The Office of Public Affairs at Columbia was not available for comment, but a statement posted on their web site Monday said graduate students are not primarily employees but students

“Because of their student status, it is our position that graduate students are not eligible to be represented by a union under the provisions of the National Labor Relations Act,” the statement said.

The strike at NYU is led by the adjunct staff of the United Auto Workers. The adjuncts organized in 2002 and has been bargaining since September 2002 for a contract, International Representative for UAW Scott Sommer said.

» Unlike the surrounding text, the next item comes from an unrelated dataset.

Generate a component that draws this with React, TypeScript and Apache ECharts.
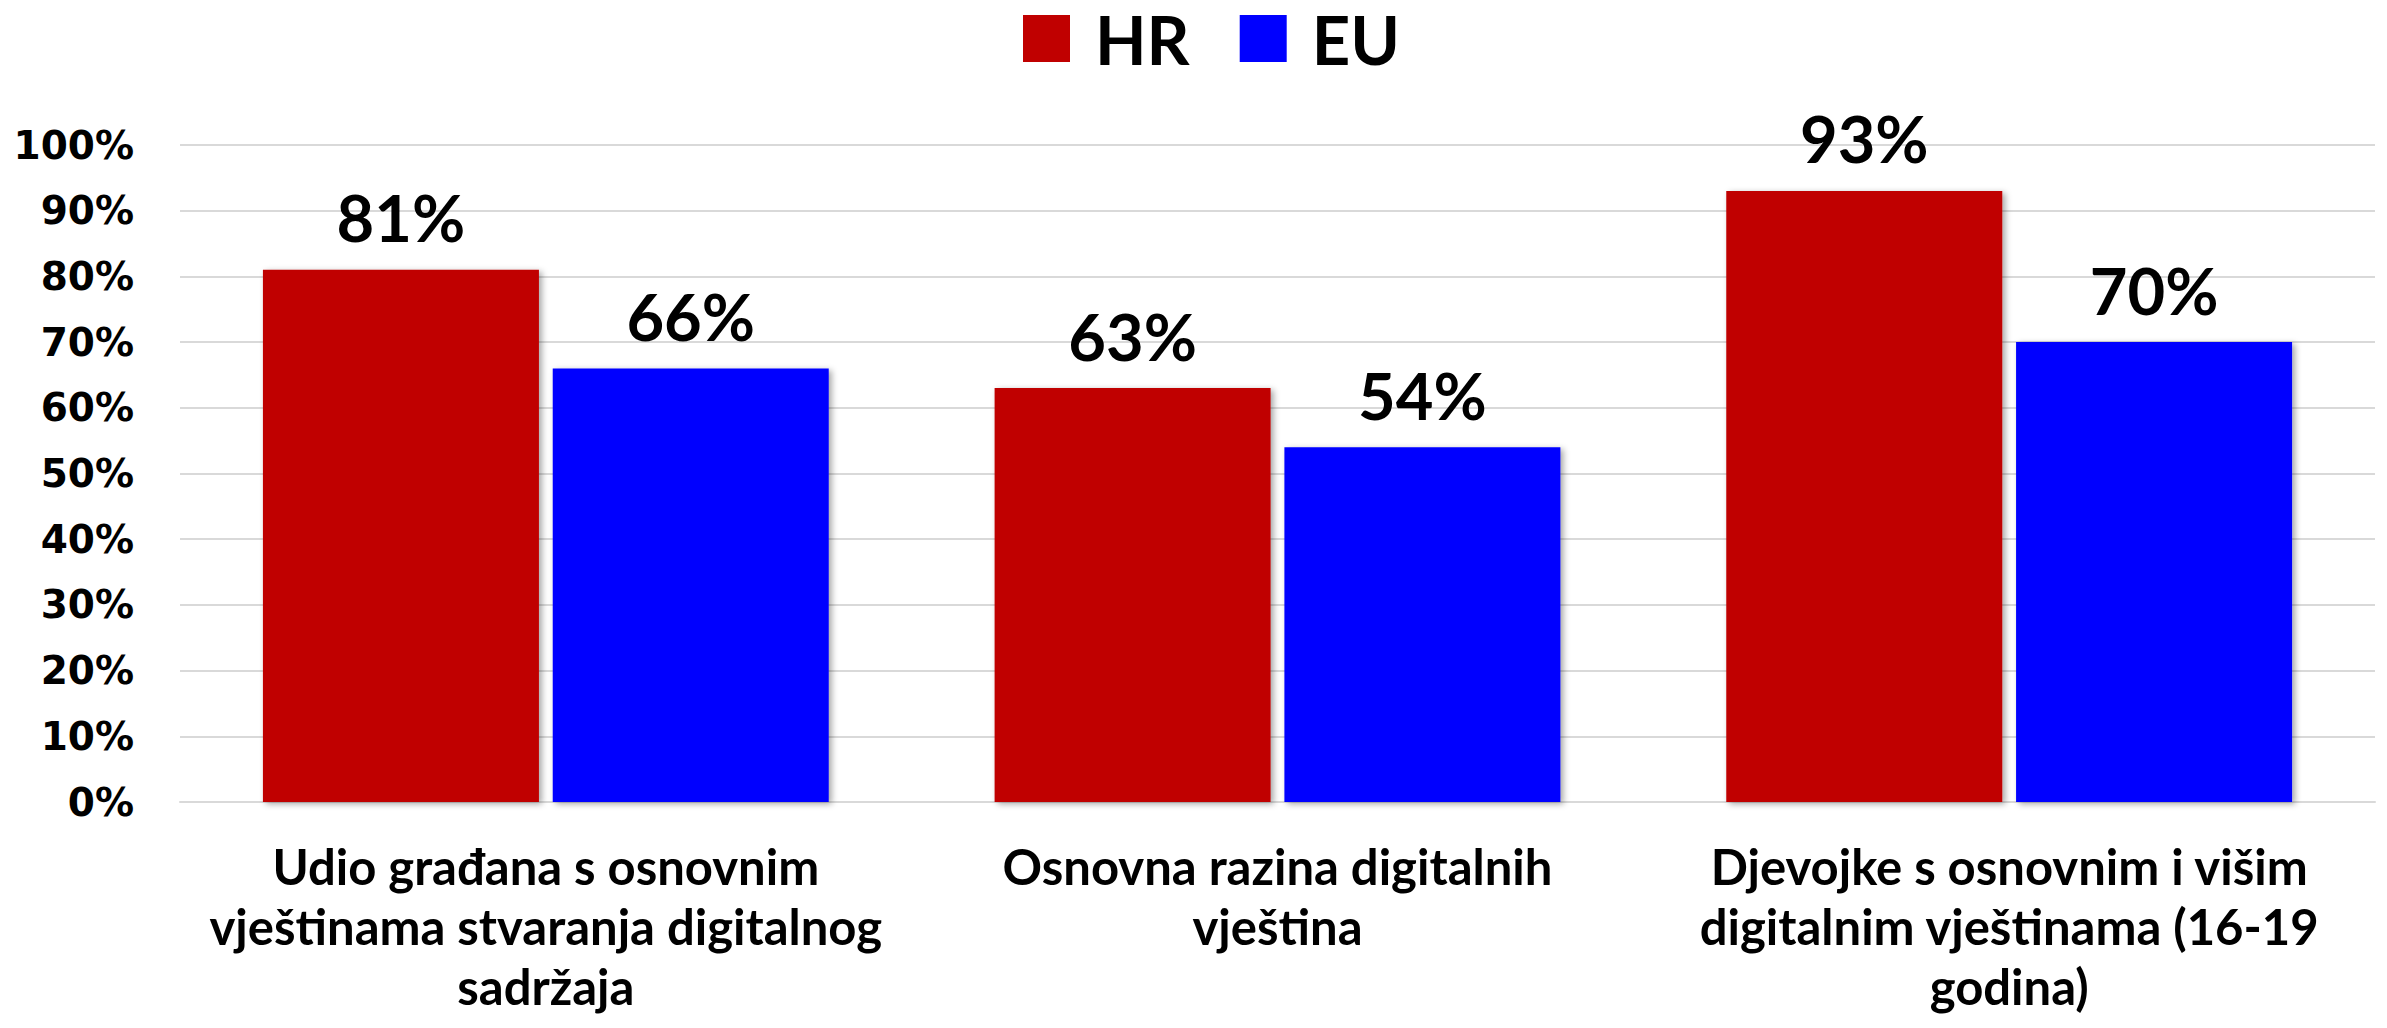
import React, { useEffect, useRef } from "react";
import * as echarts from "echarts";

const categories = [
  "Udio građana s osnovnim\nvještinama stvaranja digitalnog\nsadržaja",
  "Osnovna razina digitalnih\nvještina",
  "Djevojke s osnovnim i višim\ndigitalnim vještinama (16-19\ngodina)",
];
const hrValues = [81, 63, 93];
const euValues = [66, 54, 70];
const seriesNames = ["HR", "EU"];
const colors = ["#C00000", "#0000FF"];

export default function App() {
  const ref = useRef<HTMLDivElement>(null);
  useEffect(() => {
    if (!ref.current) return;
    const chart = echarts.init(ref.current, null, { renderer: "svg" });
    const shadow = {
      shadowColor: "rgba(0,0,0,0.35)",
      shadowBlur: 6,
      shadowOffsetX: 3,
      shadowOffsetY: 2,
    };
    const label = {
      show: true,
      position: "top" as const,
      distance: 20,
      formatter: "{c}%",
      fontFamily: "Lato",
      fontWeight: "bold" as const,
      fontSize: 65,
      color: "#000",
    };
    chart.setOption({
      animation: false,
      backgroundColor: "#fff",
      legend: {
        left: 1018,
        top: 0,
        itemWidth: 47,
        itemHeight: 47,
        itemGap: 50,
        icon: "rect",
        textStyle: {
          fontFamily: "Lato",
          fontWeight: "bold",
          fontSize: 67,
          color: "#000",
          padding: [0, 0, 0, 20],
        },
        data: seriesNames,
      },
      grid: { left: 180, right: 12, top: 145, bottom: 226, containLabel: false },
      xAxis: {
        type: "category",
        data: categories,
        axisTick: { show: false },
        axisLine: { show: true, lineStyle: { color: "#d9d9d9", width: 2 } },
        axisLabel: {
          interval: 0,
          margin: 34,
          fontFamily: "Lato",
          fontWeight: "bold",
          fontSize: 49,
          lineHeight: 60,
          color: "#000",
          align: "center",
        },
      },
      yAxis: {
        type: "value",
        min: 0,
        max: 100,
        interval: 10,
        axisLine: { show: false },
        axisTick: { show: false },
        splitLine: { lineStyle: { color: "#d9d9d9", width: 2 } },
        axisLabel: {
          formatter: "{value}%",
          margin: 46,
          fontFamily: "DejaVu Sans",
          fontWeight: "bold",
          fontSize: 39,
          color: "#000",
        },
      },
      series: [
        {
          name: seriesNames[0],
          type: "bar",
          data: hrValues,
          barWidth: 276,
          barGap: "5%",
          itemStyle: { color: colors[0], ...shadow },
          label,
        },
        {
          name: seriesNames[1],
          type: "bar",
          data: euValues,
          barWidth: 276,
          barGap: "5%",
          itemStyle: { color: colors[1], ...shadow },
          label,
        },
      ],
    });
    return () => chart.dispose();
  }, []);
  return (
    <div
      ref={ref}
      style={{ position: "fixed", left: 0, top: 0, width: 2387, height: 1028 }}
    />
  );
}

“The administration hasn’t seen it necessary to treat the adjuncts with respect,” Sommer said.

Undergraduates at NYU have shown support through a variety of ways, Sommer said. An NYU Adjunct Fan Club has emerged, and other students have designed t-shirts and buttons to hand out on campus.

Adjunct Fan Club member Sonia Lazreg said the campus is full of “excitement and suspense.”

“A lot of people are nervous, adjuncts and administration alike,” Lazreg said. “But student support for the strike is very high and some departments are also supportive.”

The NYU administration was unavailable for comment on the upcoming strike, but NYU spokesman John Beckman posted a statement on-line on April 15.

“We have been making progress recently in mediation, so we feel that it is unnecessary and regrettable that the United Auto Workers have embarked on this course,” Beckman wrote.

Administrators at both universities have declined to communicate with the two groups since Monday, strikers said.